If the destination is a primitive type, then the source may be of the same type or be a value of that primitive type. If the source is a possible value of the destination primitive type, then the destination will be replaced with the value itself. This can eliminate a great deal of internal components from the destination component because certain values are no longer possible. Think of it as removing if statements when only one choice is possible. The component can sometimes be removed completely.
Keep in mind that almost everything here will be handled by the IDE. And this is a description of the fundamentals of the Project V type system. There's a LOT more I wish I could talk about like how you can write components that will update design time components. Take the addition component for example. It can start off with 2 free inputs. Once both are connected, a design time component can be activated and it will insert a third input for your use. This is possible on TOP of the existing type system. No special feature needed. The GUI simply makes available certain events that you can connect to. That's how most of the GUI will be handled.

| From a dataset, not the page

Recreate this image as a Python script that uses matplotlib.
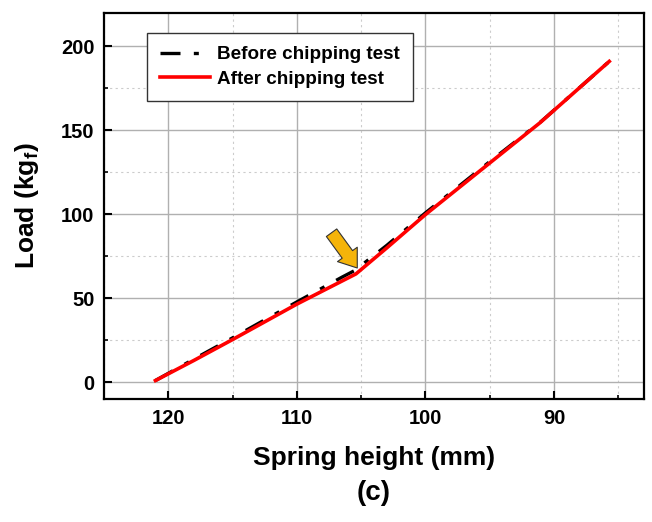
import matplotlib
matplotlib.use("Agg")
import matplotlib.pyplot as plt
from matplotlib.ticker import MultipleLocator

plt.rcParams['font.family'] = ['Liberation Sans', 'DejaVu Sans']
plt.rcParams['font.weight'] = 'bold'
plt.rcParams['mathtext.fontset'] = 'custom'
plt.rcParams['mathtext.rm'] = 'Liberation Sans:bold'
plt.rcParams['mathtext.bf'] = 'Liberation Sans:bold'

# --- data ---
height_before = [121.0, 118.0, 115.0, 110.0, 106.5, 105.5, 103.0, 100.0, 95.0, 91.0, 85.7]
load_before = [1.0, 13.8, 26.4, 47.8, 62.5, 66.5, 81.5, 100.8, 131.3, 155.2, 191.0]

height_after = [121.0, 118.0, 115.0, 110.0, 105.4, 103.0, 100.0, 95.0, 91.1, 85.7]
load_after = [1.0, 13.0, 25.4, 46.5, 64.5, 80.0, 99.8, 130.5, 154.4, 191.0]

fig = plt.figure(figsize=(6.52, 5.22), dpi=100)
ax = fig.add_axes([0.1595, 0.2356, 0.8282, 0.7401])

ax.plot(height_before, load_before, color='black', lw=2.4, dashes=(6, 4, 1.5, 4),
        label='Before chipping test', zorder=3)
ax.plot(height_after, load_after, color='#ff0000', lw=2.6,
        label='After chipping test', zorder=4)

# arrow pointing at the kink
ax.annotate('', xy=(105.3, 68.0), xytext=(107.3, 89),
            arrowprops=dict(arrowstyle='simple,head_length=0.55,head_width=0.8,tail_width=0.42',
                            mutation_scale=22, fc='#f5b40a', ec='#333333', lw=0.8,
                            shrinkA=0, shrinkB=0), zorder=5)

ax.set_xlim(125, 83)
ax.set_ylim(-10, 220)
ax.xaxis.set_major_locator(MultipleLocator(10))
ax.xaxis.set_minor_locator(MultipleLocator(5))
ax.yaxis.set_major_locator(MultipleLocator(50))
ax.yaxis.set_minor_locator(MultipleLocator(25))

ax.grid(which='major', color='#b0b0b0', lw=1.0, ls='-')
ax.grid(which='minor', color='#cccccc', lw=0.8, ls=(0, (2, 3)))
ax.set_axisbelow(True)

ax.tick_params(which='major', direction='in', length=6, width=1.5, labelsize=14.5, pad=7)
ax.tick_params(which='minor', direction='in', length=3, width=1.2)
for s in ax.spines.values():
    s.set_linewidth(1.6)

ax.set_xlabel('Spring height (mm)', fontsize=19, fontweight='bold', labelpad=13)
ax.set_ylabel(r'Load (kg$_\mathbf{f}$)', fontsize=19, fontweight='bold', labelpad=14)

leg = ax.legend(loc='upper left', bbox_to_anchor=(0.08, 0.948), fontsize=13.6,
                frameon=True, fancybox=False, edgecolor='#333333', framealpha=1,
                handlelength=2.6, handletextpad=0.4, borderpad=0.7, labelspacing=0.38,
                borderaxespad=0)
leg.get_frame().set_linewidth(1.0)

fig.text(0.5735, 0.055, '(c)', ha='center', va='center', fontsize=20, fontweight='bold')

fig.savefig('out.png', dpi=100)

I'm getting near done the low level code for the GUI. It's actually going well now. I didn't like the old version because it wasn't responsive enough for my liking. I want immediate results on screen. I can't stand a machine that is slower than I am, so I'm doing this the right way even if it does take a lot longer to produce a beta version. The compiler is done except for one small part that I need to update. Like I said, this month will be very productive because I'll be able to design components and networks soon. Once that happens, I'll be able to improve the GUI from within the GUI. Still, don't expect too much. My primary objective is having something that works no matter how simple or bare bones it ends up being.